In terms of what the Flyers would have to give up for Carter, if past examples are anything to go off of, it won’t be to difficult of a deal to swing:
|Team A||Team B|
|Team A||Team B|
|Tomas Plekanec, Kyle Baun||Rinat Valiev, Kerby Rychel, 2018 2nd round pick|
|Jarome Iginla||2018 Conditional 4th round pick|
Both Valiev and Rychel were decent prospects at the time of being traded, nothing special but they still had a semblance of value. It would appear to be that some combination of a mid-tier prospect or two, plus perhaps a draft pick, would secure Carter’s services; think something along the lines of two of either Wade Allison, Jay O’Brien, Mason Millman, or perhaps even an AHLer like Maxim Sushko, plus a 2nd or 3rd round pick.

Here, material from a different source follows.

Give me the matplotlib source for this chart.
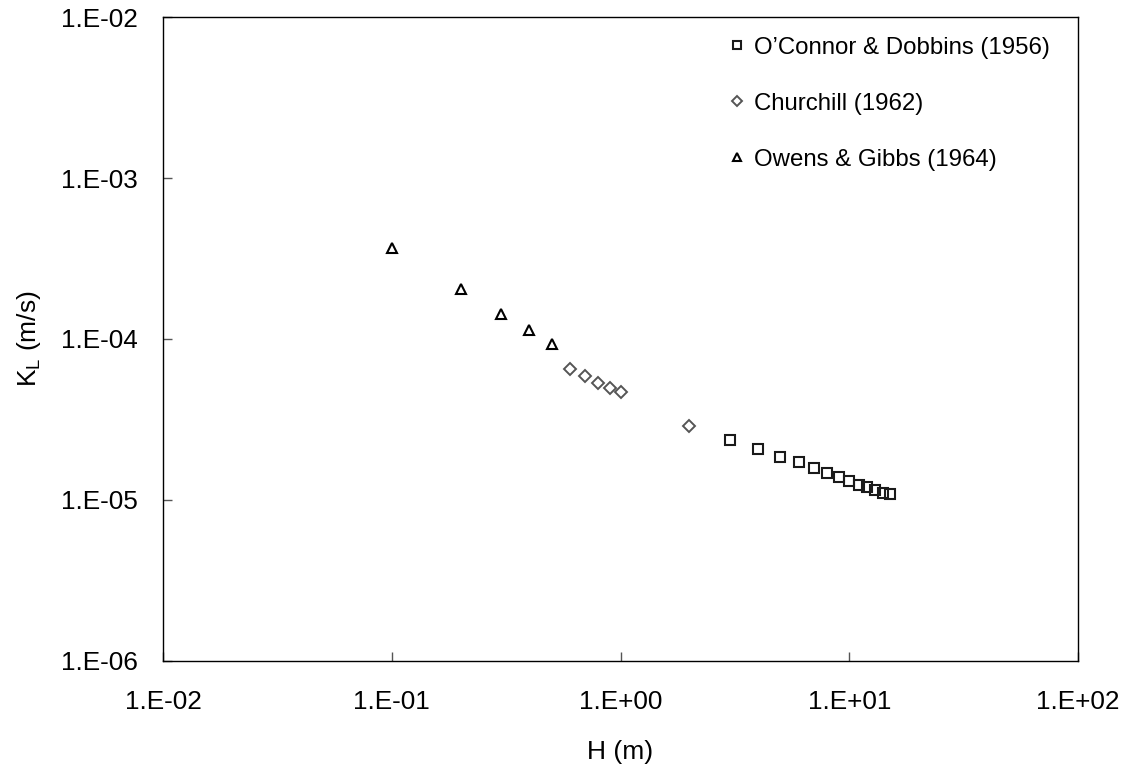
import numpy as np
import matplotlib
matplotlib.use('Agg')
import matplotlib.pyplot as plt
from matplotlib.ticker import FixedLocator, FuncFormatter, NullLocator

plt.rcParams['font.family'] = ['Liberation Sans', 'DejaVu Sans']
plt.rcParams['mathtext.fontset'] = 'custom'
plt.rcParams['mathtext.rm'] = 'Liberation Sans'

# data
h_oconnor = [3, 4, 5, 6, 7, 8, 9, 10, 11, 12, 13, 14, 15]
kl_oconnor = [2.37e-5, 2.06e-5, 1.85e-5, 1.71e-5, 1.58e-5, 1.46e-5, 1.38e-5,
              1.31e-5, 1.24e-5, 1.20e-5, 1.15e-5, 1.11e-5, 1.08e-5]

h_churchill = [0.6, 0.7, 0.8, 0.9, 1.0, 2.0]
kl_churchill = [6.5e-5, 5.85e-5, 5.35e-5, 4.95e-5, 4.66e-5, 2.88e-5]

h_owens = [0.1, 0.2, 0.3, 0.4, 0.5]
kl_owens = [3.7e-4, 2.04e-4, 1.43e-4, 1.13e-4, 9.3e-5]

labels = ["O\u2019Connor & Dobbins (1956)", "Churchill (1962)", "Owens & Gibbs (1964)"]

fig = plt.figure(figsize=(11.37, 7.69), dpi=100)
ax = fig.add_axes([0.1434, 0.1409, 0.8047, 0.8366])

ax.plot(h_oconnor, kl_oconnor, ls='none', marker='s', ms=6.5, mfc='none',
        mec='#1a1a1a', mew=1.5, label=labels[0])
ax.plot(h_churchill, kl_churchill, ls='none', marker='D', ms=5.8, mfc='none',
        mec='#555555', mew=1.4, label=labels[1])
ax.plot(h_owens, kl_owens, ls='none', marker='^', ms=7.5, mfc='none',
        mec='black', mew=1.5, label=labels[2])

ax.set_xscale('log')
ax.set_yscale('log')
ax.set_xlim(1e-2, 1e2)
ax.set_ylim(1e-6, 1e-2)

def sci_fmt(v, pos):
    e = int(round(np.log10(v)))
    return '1.E%s%02d' % ('+' if e >= 0 else '-', abs(e))

ax.xaxis.set_major_locator(FixedLocator([1e-2, 1e-1, 1e0, 1e1, 1e2]))
ax.yaxis.set_major_locator(FixedLocator([1e-6, 1e-5, 1e-4, 1e-3, 1e-2]))
ax.xaxis.set_minor_locator(NullLocator())
ax.yaxis.set_minor_locator(NullLocator())
ax.xaxis.set_major_formatter(FuncFormatter(sci_fmt))
ax.yaxis.set_major_formatter(FuncFormatter(sci_fmt))

ax.tick_params(which='major', direction='in', length=6.5, width=1,
               labelsize=18.8, color='#555555')
ax.tick_params(axis='x', pad=21)
ax.tick_params(axis='y', pad=18)
for sp in ax.spines.values():
    sp.set_color('black')
    sp.set_linewidth(1)

ax.set_xlabel('H (m)', fontsize=19, labelpad=19)
ax.set_ylabel('K$_\\mathregular{L}$ (m/s)', fontsize=19, labelpad=13)

leg = ax.legend(loc='upper right', frameon=False, fontsize=17.3, markerscale=0.8,
                handlelength=0.6, handletextpad=0.4, labelspacing=1.42,
                borderaxespad=0.4, bbox_to_anchor=(0.99, 1.0))

fig.savefig('out.png', dpi=100)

If the potential details of the move are as such, I would easily pull the trigger. Though Carter only has 23 points in 50 games (though still 14 goals), the Kings have struggled all season, and I’m confident that Carter would perform better on a team that isn’t in the basement of their conference. In addition, for such a struggling team, Carter still somewhat drives play, with a Corsi-for of 51.67% at 5-on-5. According to Daily Faceoff’s rankings, Carter is the 58th best center in the NHL, which for a player you’d be putting in the bottom six is not bad at all.
Yet, despite this, there still exists the caveat of making room for Carter. The Flyers are only making this move if they know that Nolan Patrick’s status is still up in the air. Patrick managed to skate yesterday, working with Flyers’ skill coach Angelo Ricci, and Chuck Fletcher has been positive in answering questions about Patrick, and expects Patrick to return to action this season.
However, let’s say for argument’s sake that Patrick will be out for the rest of the season, and the Flyers do decide to make a move for Jeff Carter. According to Cap Friendly, at this moment the Flyers have $1,332,368 left in cap space. In order to fit Carter’s cap hit (with the salary retention), the Flyers will have to clear around $1.302 million from the current roster.
There are ways to do it that make sense. Removing Tyler Pitlick and Robert Hagg would create enough room for Carter, and a cheaper option on defense such as Mark Friedman would not push the Flyers over their cap allowance. However, I am skeptical that both Pitlick and Hagg, who are both very much “hockey man” type players, would be so easily removed from the equation.
In summary, there are circumstances in which making a move for Jeff Carter makes sense, however, it has to be nearly perfect. The Flyers can’t afford to lose a deal for a 35 year old goal scorer, neither can they afford to compound upon their already difficult salary cap situation. As much as I, and I’m sure many of you out there, would love to see Carter back in a Flyers’ uniform due to the nostalgia, we can’t let that cloud the reality of this current season and the future of the franchise. If Carter is going to be a Flyer again, it sure has to be worth the trade.